Christian Elia riflette in questo Qontesto sui 166 giorni che da più parti vengono chiamati ‘guerra a Gaza’. Una definizione verosimile, ma difficilmente inquadrabile dentro la parola guerra, quando le decine di migliaia di morti sono civili, soprattutto bambini e donne.
Fra le tante notizie di cronaca delle ultime ore, ancora decine di palestinesi ammazzati, il premier israeliano che continua nella sua azione mortifera con un vocabolario inumano (‘andremo avanti per finire il lavoro’), c’è un fatto che in questo Qontesto Christian Elia cita e che ha un peso sulla credibilità dei rapporti internazionali, tutti, del futuro. È quando dice che Israele non ha risposto a nessuna delle esigenze poste dal Tribunale per i crimini contro l’umanità, adito dal Sud Africa.
Proprio la ministra degloi esteri Esteri Naledi Pandor è tornata ad accusare Israele di aver creato un precedente per alcuni leader mondiali che hanno sfidato la massima corte delle Nazioni Unite, accusando Tel Aviv ancora una volta di portare avanti una campagna di “fame di massa” a Gaza.
Naledi Pandor ha affermato che Israele ha sfidato la sentenza di gennaio della Corte internazionale di giustizia volta a prevenire “atti di genocidio” durante la sua sanguinosa guerra.
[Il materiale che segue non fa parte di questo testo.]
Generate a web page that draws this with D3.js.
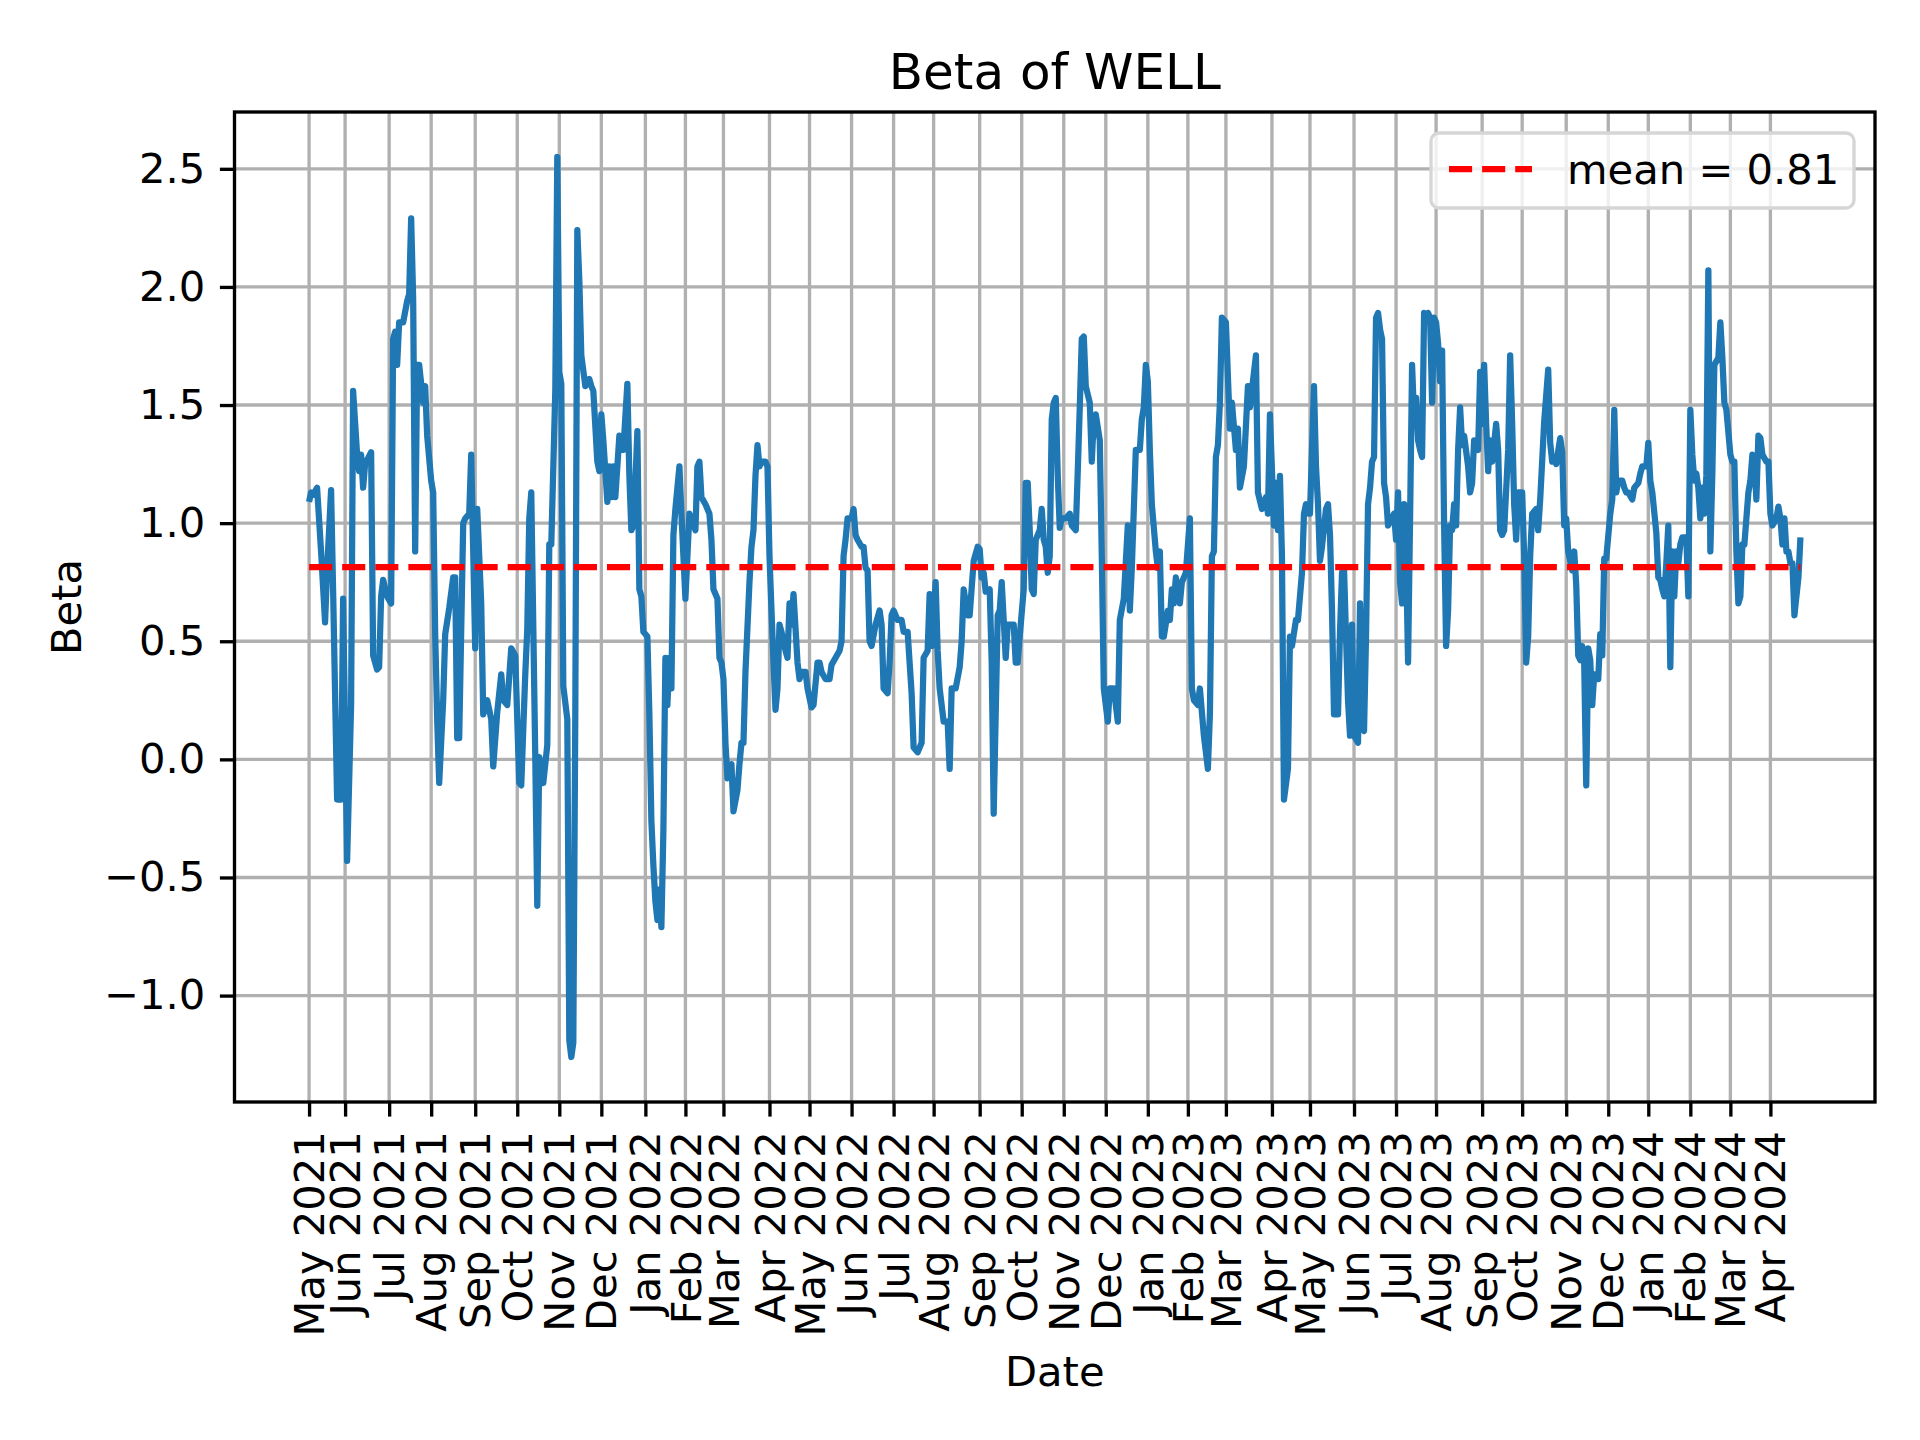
<!DOCTYPE html>
<html>
<head>
<meta charset="utf-8">
<script src="https://cdn.jsdelivr.net/npm/d3@7/dist/d3.min.js"></script>
<style>
body{margin:0;background:#fff;}
text{font-family:"DejaVu Sans",sans-serif;fill:#000;}
</style>
</head>
<body>
<svg id="chart" width="1920" height="1440"></svg>
<script>
// beta series, x = trading day count since the first point (May 2021)
var tradingDay=[0,1,2,4,6,8,9,11,12,14,16,17,19,21,22,24,25,26,27,28,31,32,34,35,36,37,39,41,42,43,44,45,47,49,50,51,52,53,54,55,57,58,59,61,62,63,64,65,67,68,70,72,73,74,75,77,78,80,81,82,83,84,86,87,89,91,92,94,96,97,99,101,103,105,106,108,109,110,111,113,114,115,117,119,120,121,123,124,125,126,127,129,130,131,132,133,134,135,136,138,140,141,142,144,145,146,147,149,150,151,152,153,155,156,157,159,160,161,162,163,164,165,166,167,169,170,171,172,173,174,175,176,177,178,179,180,181,182,183,185,186,187,188,190,191,193,194,195,196,198,200,201,202,204,205,206,207,208,209,210,211,212,214,215,216,217,218,220,221,222,223,224,225,226,228,229,230,231,232,233,234,235,236,238,239,240,241,242,244,245,246,248,249,251,252,254,255,256,258,260,261,263,265,266,267,268,269,271,272,273,274,276,277,278,279,280,281,283,285,286,287,289,290,291,292,294,296,297,299,301,302,304,306,307,309,310,311,313,314,315,317,319,320,321,323,325,326,327,329,330,332,334,335,336,337,338,340,341,342,344,345,346,348,349,350,352,353,354,355,357,358,359,360,361,362,363,365,366,367,368,369,370,371,372,373,374,375,376,378,380,381,383,384,385,386,387,388,390,391,392,393,395,396,397,399,400,402,404,405,407,409,410,411,413,415,416,417,418,419,420,421,423,424,425,426,427,429,430,431,432,433,435,436,438,440,441,442,444,445,447,449,450,451,452,453,454,455,456,458,459,460,461,463,464,465,467,469,470,473,474,476,478,479,480,482,483,484,485,486,487,489,490,491,493,494,496,497,498,499,500,502,503,504,505,506,508,509,510,511,512,514,515,516,517,518,519,520,521,522,524,525,526,527,528,529,530,531,532,533,534,535,536,537,538,539,541,542,543,544,545,546,547,548,549,550,551,552,553,554,555,556,557,558,559,560,561,562,563,564,565,566,567,568,569,570,571,572,573,574,575,576,577,579,580,581,582,584,585,586,587,588,589,590,591,593,594,595,596,597,599,600,601,602,603,604,606,607,608,609,610,611,613,614,615,617,619,620,621,622,623,625,626,627,628,629,631,632,633,634,635,636,637,638,639,640,641,642,643,644,645,646,647,648,650,651,652,653,654,656,657,658,659,661,662,664,665,666,668,669,670,671,673,674,675,676,677,678,679,680,681,682,683,684,685,686,688,689,690,691,692,693,694,695,696,697,698,699,700,701,702,704,705,706,707,708,710,711,712,713,714,715,716,717,719,720,721,722,723,724,725,726,728,729,730,731,733,734,735,736,737,738,739,740,741,742,744,745];
var beta=[1.09,1.13,1.12,1.15,0.88,0.58,0.80,1.14,0.72,-0.17,-0.17,0.68,-0.43,0.23,1.56,1.29,1.22,1.29,1.15,1.25,1.30,0.44,0.38,0.39,0.69,0.76,0.69,0.66,1.78,1.81,1.67,1.85,1.85,1.94,1.97,2.29,1.95,0.88,1.67,1.67,1.51,1.58,1.37,1.18,1.13,0.53,0.17,-0.10,0.25,0.53,0.64,0.77,0.77,0.09,0.09,1.00,1.02,1.04,1.29,0.88,0.47,1.06,0.66,0.19,0.25,0.17,-0.03,0.20,0.36,0.25,0.23,0.47,0.44,-0.10,-0.11,0.36,0.55,1.02,1.13,0.01,-0.62,0.01,-0.10,0.06,0.91,0.91,1.56,2.55,1.64,1.59,0.31,0.17,-1.19,-1.26,-1.20,0.20,2.24,2.03,1.71,1.58,1.61,1.58,1.56,1.26,1.22,1.46,1.35,1.09,1.24,1.11,1.24,1.11,1.37,1.35,1.31,1.59,1.20,0.97,0.99,1.17,1.39,0.72,0.69,0.54,0.52,0.19,-0.26,-0.45,-0.60,-0.68,-0.55,-0.71,-0.30,0.43,0.23,0.43,0.30,0.95,1.06,1.24,1.04,0.86,0.68,1.04,1.02,0.97,1.24,1.26,1.11,1.08,1.04,0.93,0.72,0.68,0.43,0.41,0.34,0.07,-0.08,-0.06,-0.02,-0.22,-0.13,-0.02,0.07,0.07,0.37,0.75,0.90,0.97,1.20,1.33,1.24,1.26,1.26,1.24,0.86,0.63,0.41,0.21,0.30,0.57,0.54,0.46,0.43,0.66,0.57,0.70,0.41,0.34,0.37,0.37,0.30,0.22,0.23,0.41,0.41,0.37,0.34,0.34,0.40,0.43,0.46,0.50,0.86,0.93,1.02,1.02,1.06,0.95,0.93,0.90,0.90,0.81,0.80,0.50,0.48,0.57,0.63,0.57,0.30,0.28,0.41,0.61,0.63,0.59,0.59,0.54,0.54,0.28,0.05,0.03,0.07,0.43,0.46,0.70,0.48,0.75,0.46,0.30,0.16,0.16,-0.04,0.30,0.30,0.39,0.50,0.72,0.61,0.61,0.84,0.90,0.89,0.77,0.79,0.71,0.72,0.41,-0.23,0.61,0.63,0.75,0.43,0.57,0.57,0.57,0.41,0.41,0.52,0.72,1.17,1.17,0.97,0.72,0.70,0.93,0.97,1.06,0.93,0.90,0.79,0.86,1.44,1.51,1.53,1.20,0.98,1.02,1.02,1.04,0.99,0.97,1.22,1.49,1.78,1.79,1.58,1.51,1.26,1.44,1.46,1.35,0.86,0.30,0.16,0.30,0.30,0.16,0.59,0.68,0.99,0.63,0.81,1.31,1.31,1.44,1.49,1.67,1.60,1.31,1.08,0.88,0.81,0.88,0.52,0.52,0.63,0.59,0.72,0.66,0.77,0.66,0.75,0.79,1.02,0.30,0.25,0.23,0.30,0.10,-0.04,0.19,0.86,0.88,1.28,1.33,1.51,1.87,1.85,1.62,1.40,1.51,1.31,1.40,1.15,1.24,1.58,1.49,1.71,1.13,1.06,1.11,1.04,1.46,0.99,1.17,0.97,1.20,0.86,-0.17,-0.04,0.52,0.48,0.59,0.59,0.79,1.04,1.08,1.04,1.04,1.58,1.24,1.08,0.84,0.90,1.06,1.08,0.95,0.63,0.19,0.19,0.54,0.79,0.81,0.52,0.25,0.10,0.57,0.10,0.07,0.66,0.14,0.12,0.52,1.08,1.15,1.26,1.28,1.87,1.89,1.82,1.78,1.17,1.11,0.99,1.02,1.04,0.93,1.13,0.75,0.66,1.08,0.86,0.41,1.02,1.67,1.44,1.53,1.35,1.31,1.28,1.89,1.85,1.89,1.87,1.51,1.87,1.85,1.76,1.60,1.73,0.99,0.48,0.63,0.99,0.97,1.08,0.99,1.31,1.49,1.33,1.37,1.24,1.13,1.17,1.35,1.31,1.64,1.42,1.67,1.42,1.22,1.35,1.26,1.42,1.31,0.97,0.95,0.97,1.31,1.71,1.42,1.08,0.93,1.13,1.13,0.86,0.41,0.52,0.86,1.04,1.06,0.97,1.10,1.43,1.65,1.34,1.26,1.28,1.25,1.36,1.30,0.99,1.02,0.88,0.80,0.88,0.74,0.44,0.42,0.48,0.40,-0.11,0.47,0.42,0.23,0.36,0.34,0.34,0.53,0.44,0.85,0.85,1.04,1.10,1.48,1.13,1.18,1.18,1.15,1.13,1.13,1.10,1.15,1.17,1.21,1.24,1.24,1.34,1.18,1.13,0.96,0.77,0.76,0.72,0.69,0.83,0.99,0.39,0.88,0.69,0.88,0.83,0.91,0.94,0.94,0.69,1.48,1.29,1.18,1.21,1.15,1.02,1.15,1.04,1.20,2.07,0.88,1.21,1.67,1.70,1.85,1.70,1.51,1.48,1.29,1.26,1.26,0.88,0.66,0.69,0.91,0.91,1.13,1.18,1.29,1.26,1.10,1.37,1.36,1.29,1.26,1.26,1.04,0.99,1.02,1.07,1.02,0.91,1.02,0.88,0.88,0.83,0.83,0.61,0.77,0.94];

var meanBeta=0.814;
var meanLabel="mean = 0.81";

// month ticks: position of the first trading day of each month
var monthTicks=[0,18,40,61,83,104,125,146,168,188,207,230,250,271,292,312,335,356,377,398,419,439,458,481,500,522,543,563,586,606,628,649,669,690,710,730];
var monthLabels=["May 2021","Jun 2021","Jul 2021","Aug 2021","Sep 2021","Oct 2021","Nov 2021","Dec 2021","Jan 2022","Feb 2022","Mar 2022","Apr 2022","May 2022","Jun 2022","Jul 2022","Aug 2022","Sep 2022","Oct 2022","Nov 2022","Dec 2022","Jan 2023","Feb 2023","Mar 2023","Apr 2023","May 2023","Jun 2023","Jul 2023","Aug 2023","Sep 2023","Oct 2023","Nov 2023","Dec 2023","Jan 2024","Feb 2024","Mar 2024","Apr 2024"];
var yTicks=[-1.0,-0.5,0.0,0.5,1.0,1.5,2.0,2.5];

var chartTitle="Beta of WELL";
var xTitle="Date";
var yTitle="Beta";

var LEFT=234.5,RIGHT=1875,TOP=112,BOTTOM=1102;
var FS=41.67;   // 10pt at 300dpi
var LW=3.33;    // 0.8pt
var TICK=14.6;  // 3.5pt

var svg=d3.select("#chart");

var data=tradingDay.map(function(d,i){return {x:d,y:beta[i]};});

var xExt=d3.extent(tradingDay),xPad=(xExt[1]-xExt[0])*0.05;
var yExt=d3.extent(beta),yPad=(yExt[1]-yExt[0])*0.05;

var x=d3.scaleLinear().domain([xExt[0]-xPad,xExt[1]+xPad]).range([LEFT,RIGHT]);
var y=d3.scaleLinear().domain([yExt[0]-yPad,yExt[1]+yPad]).range([BOTTOM,TOP]);

// grid
var grid=svg.append("g").attr("class","grid");
grid.selectAll("line.vx").data(monthTicks).enter().append("line")
    .attr("class","vx")
    .attr("x1",function(d){return x(d);}).attr("x2",function(d){return x(d);})
    .attr("y1",TOP).attr("y2",BOTTOM)
    .attr("stroke","#b0b0b0").attr("stroke-width",LW);
grid.selectAll("line.hy").data(yTicks).enter().append("line")
    .attr("class","hy")
    .attr("x1",LEFT).attr("x2",RIGHT)
    .attr("y1",function(d){return y(d);}).attr("y2",function(d){return y(d);})
    .attr("stroke","#b0b0b0").attr("stroke-width",LW);

// beta line
var line=d3.line().x(function(d){return x(d.x);}).y(function(d){return y(d.y);});
svg.append("path").datum(data)
    .attr("d",line)
    .attr("fill","none")
    .attr("stroke","#1f77b4")
    .attr("stroke-width",6.25)
    .attr("stroke-linejoin","round");

// mean line over the data span
svg.append("line")
    .attr("x1",x(xExt[0])).attr("x2",x(xExt[1]))
    .attr("y1",y(meanBeta)).attr("y2",y(meanBeta))
    .attr("stroke","red").attr("stroke-width",6.25)
    .attr("stroke-dasharray","23.1,10");

// axes
var xAxis=d3.axisBottom(x).tickValues(monthTicks)
    .tickFormat(function(d,i){return monthLabels[i];})
    .tickSizeInner(TICK).tickSizeOuter(0).tickPadding(TICK);
var gx=svg.append("g").attr("transform","translate(0,"+BOTTOM+")").call(xAxis);
gx.select(".domain").remove();
gx.selectAll(".tick line").attr("stroke","#000").attr("stroke-width",LW);
gx.selectAll(".tick text")
    .attr("transform","rotate(-90)")
    .attr("x",-(TICK*2)).attr("y",0).attr("dy","0.35em")
    .attr("text-anchor","end")
    .attr("font-size",FS).attr("font-family","DejaVu Sans").attr("fill","#000");

var yAxis=d3.axisLeft(y).tickValues(yTicks)
    .tickFormat(function(d){return d3.format(".1f")(d).replace("-","\u2212");})
    .tickSizeInner(TICK).tickSizeOuter(0).tickPadding(TICK);
var gy=svg.append("g").attr("transform","translate("+LEFT+",0)").call(yAxis);
gy.select(".domain").remove();
gy.selectAll(".tick line").attr("stroke","#000").attr("stroke-width",LW);
gy.selectAll(".tick text")
    .attr("font-size",FS).attr("font-family","DejaVu Sans").attr("fill","#000");

// frame
svg.append("rect")
    .attr("x",LEFT).attr("y",TOP)
    .attr("width",RIGHT-LEFT).attr("height",BOTTOM-TOP)
    .attr("fill","none").attr("stroke","#000").attr("stroke-width",LW);

// titles
svg.append("text").attr("x",(LEFT+RIGHT)/2).attr("y",89)
    .attr("text-anchor","middle").attr("font-size",50).text(chartTitle);
svg.append("text").attr("x",(LEFT+RIGHT)/2).attr("y",1386)
    .attr("text-anchor","middle").attr("font-size",FS).text(xTitle);
svg.append("text")
    .attr("transform","translate(66,"+((TOP+BOTTOM)/2)+") rotate(-90)")
    .attr("text-anchor","middle").attr("dominant-baseline","central")
    .attr("font-size",FS).text(yTitle);

// legend
var lg=svg.append("g").attr("class","legend");
lg.append("rect").attr("x",1431).attr("y",133).attr("width",423).attr("height",75)
    .attr("rx",8).attr("ry",8)
    .attr("fill","#fff").attr("fill-opacity",0.8)
    .attr("stroke","#d6d6d6").attr("stroke-width",LW);
lg.append("line").attr("x1",1449).attr("x2",1532).attr("y1",169).attr("y2",169)
    .attr("stroke","red").attr("stroke-width",6.25).attr("stroke-dasharray","23.1,10");
lg.append("text").attr("x",1567).attr("y",169).attr("dominant-baseline","central")
    .attr("font-size",FS).text(meanLabel);
</script>
</body>
</html>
“Le misure provvisorie sono state completamente ignorate da Israele”, ha detto Pandor al Carnegie Endowment for International Peace a Washington, DC. “Ora vediamo la fame di massa e la carestia davanti ai nostri occhi. Penso che noi, come umanità, dobbiamo guardare a noi stessi con orrore e sgomento ed essere davvero preoccupati di aver dato l’esempio”.
Le azioni di Israele potrebbero significare che altre nazioni crederanno che “c’è la licenza – posso fare quello che voglio e non verrò fermato”.